Benjamin Franklin Papers

To Benjamin Franklin from ——— Moseley and Jean-Joseph Sue fils, 23 May 1783

From ——— Moseley6 and Jean-Joseph Sue fils7

AL: American Philosophical Society

Paris 23 May 1783

Mr. Moseley and Mr. Suë Junr. present their most respectful Compliments to his Excellency Doctor Franklin, and they will do themselves the honour of dining with him on Sunday the 25 Inst.—

[Note numbering follows the Franklin Papers source.]

6Possibly the English surgeon Benjamin Moseley (1742–1819), who practiced for many years in Jamaica, was elected to the APS (1775), and returned to London in 1784 or 1785. Biographical accounts differ as to his whereabouts in the early 1780s. According to contemporary obituaries, he traveled through Europe before returning to London, visiting hospitals, meeting with physicians, and gaining an honorary medical degree at Leyden: ODNB; Gent. Mag., LXXXIX (1819), 374–5; Annual Biography and Obituary for the Year 1821, V (London, 1821), 241.

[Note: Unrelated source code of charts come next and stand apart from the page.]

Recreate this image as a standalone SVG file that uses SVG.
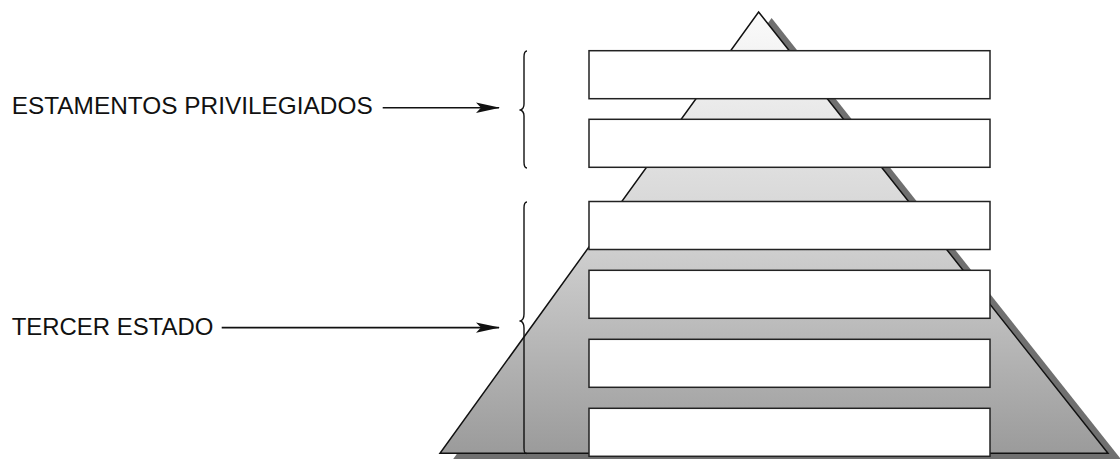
<svg xmlns="http://www.w3.org/2000/svg" width="1120" height="459" viewBox="0 0 1120 459">
  <style>
    .label { font-family: "Liberation Sans", Arial, sans-serif; font-size: 24.5px; fill: #111; }
    .band { fill: #ffffff; stroke: #222; stroke-width: 1.5; }
    .brace { fill: none; stroke: #111; stroke-width: 1.4; }
    .conn { fill: none; stroke: #111; stroke-width: 1.6; }
  </style>
  <defs>
    <linearGradient id="pyrFill" x1="0" y1="12" x2="0" y2="453" gradientUnits="userSpaceOnUse">
      <stop offset="0" stop-color="#fbfbfb"/>
      <stop offset="0.5" stop-color="#d3d3d3"/>
      <stop offset="1" stop-color="#9b9b9b"/>
    </linearGradient>
    <marker id="arrow" viewBox="0 0 24 12" refX="23" refY="6" markerWidth="24" markerHeight="12" markerUnits="userSpaceOnUse" orient="auto">
      <path d="M0,0.8 L24,6 L0,11.2 L5,6 Z" fill="#111"/>
    </marker>
  </defs>

  <g id="pyramid">
    <polygon points="771.6,18 1121,459.3 453,459.3" fill="#707070"/>
    <polygon points="758.6,12 1108,453.3 440,453.3" fill="url(#pyrFill)" stroke="#111" stroke-width="1.5" stroke-linejoin="miter"/>
  </g>

  <g id="brace-privilegiados">
    <path class="brace" d="M527,51 C524.5,51 524,53 524,57 L524,104 C524,107.5 523,109 520.5,110 C523,111 524,112.5 524,116 L524,162 C524,166 524.5,168 527,168"/>
  </g>
  <g id="brace-tercer">
    <path class="brace" d="M527,202 C524.5,202 524,204 524,208 L524,314 C524,318 523,320 520.5,321 C523,322 524,324 524,328 L524,448 C524,452 524.5,453.5 527,453.5"/>
  </g>

  <g id="band-1"><rect class="band" x="589" y="50.7" width="401" height="48"/></g>
  <g id="band-2"><rect class="band" x="589" y="119.3" width="401" height="48"/></g>
  <g id="band-3"><rect class="band" x="589" y="201.5" width="401" height="48"/></g>
  <g id="band-4"><rect class="band" x="589" y="270.3" width="401" height="48"/></g>
  <g id="band-5"><rect class="band" x="589" y="339.3" width="401" height="48"/></g>
  <g id="band-6"><rect class="band" x="589" y="408.3" width="401" height="48"/></g>

  <g id="connectors">
    <line class="conn" x1="382.7" y1="107.7" x2="499" y2="107.7" marker-end="url(#arrow)"/>
    <line class="conn" x1="221.7" y1="327.6" x2="499" y2="327.6" marker-end="url(#arrow)"/>
  </g>

  <g id="label-privilegiados">
    <text class="label" x="11.7" y="114.3" textLength="361" lengthAdjust="spacingAndGlyphs">ESTAMENTOS PRIVILEGIADOS</text>
  </g>
  <g id="label-tercer">
    <text class="label" x="11.7" y="335" textLength="201.6" lengthAdjust="spacingAndGlyphs">TERCER ESTADO</text>
  </g>
</svg>
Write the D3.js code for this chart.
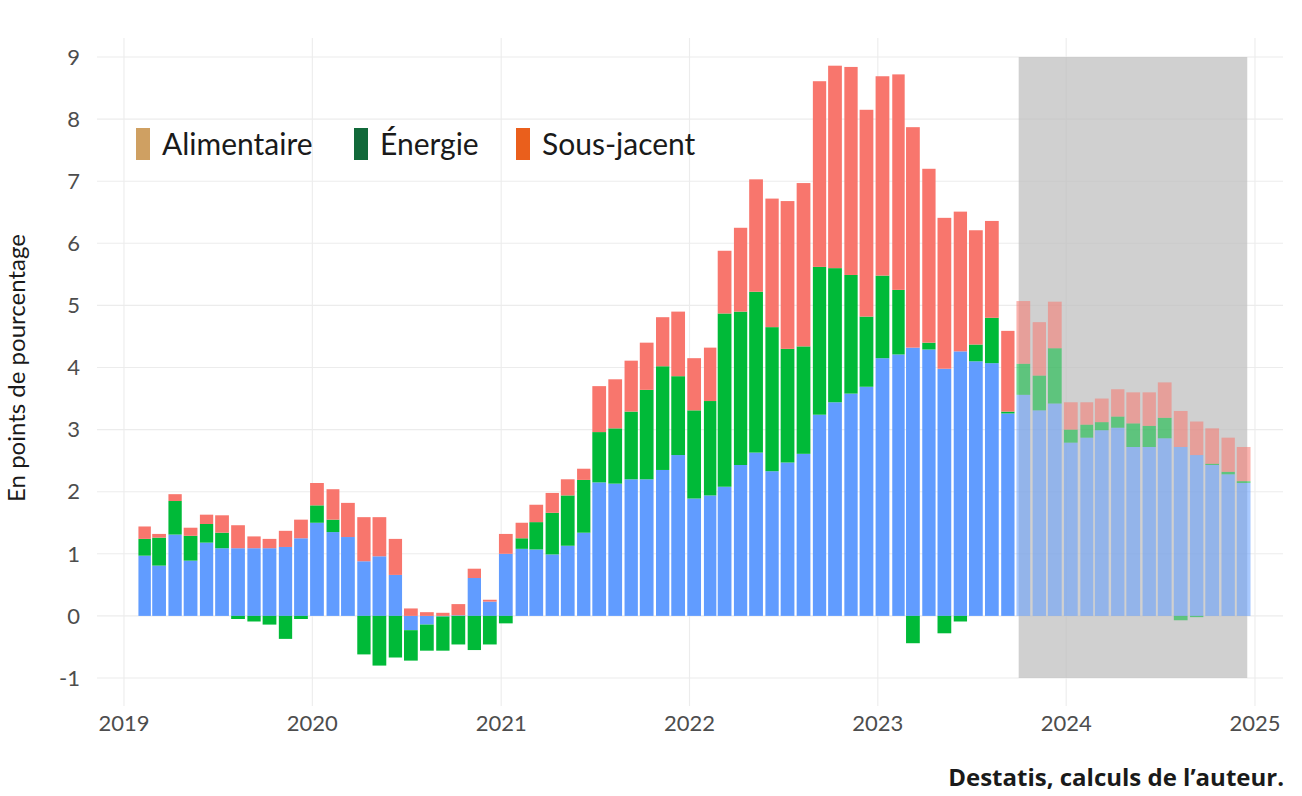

7We assume that the “Sue Junr.” of this letter is Jean-Joseph Sue (1760–1830), son of the renowned anatomist of the same name (1710–1792), rather than his cousin Pierre, dit Sue le jeune (1739–1816), who was also a distinguished surgeon and the author of numerous works of medical history. Both Jean-Joseph and his father were known to BF and WTF (see below). Sue père was chief surgeon at the Hôpital de la Charité, professor of anatomy at the Académie royale de peinture et de sculpture, and a member of the Royal Society. Sue fils studied under his father, earned a doctorate at Edinburgh, and had a distinguished career as a surgeon and professor of anatomy, succeeding his father at the hospital and Académie and continuing his father’s celebrated anatomical cabinet: Nouvelle biographie; Fernand Gillet, L’Hôpital de la charité: Etude historique depuis sa fondation jusqu’en 1900 (Montévrain, 1900), p. 98; Louis Vitet, L’Académie royale de peinture et de sculpture: Etude historique (Paris, 1861), p. 405.

Though no letters survive between the father and BF, John Coakley Lettsom refers to Sue père as a mutual friend in his letter to BF of Jan. 28, 1784. John Foulke mentioned both father and son in a Jan. 12, 1782, letter to WTF, and in a note dated only “Saturday Morng.,” George Fox invited WTF to a dinner with Foulke and Sue, whom he described as “a young Gentleman of Doct. Foulke’s acquaintance.” That dinner probably occurred between late fall, 1782, when Fox returned to Paris from various travels, and early May, 1783, when he left to sail for America (XXXIX, 563n). All three letters are at the APS.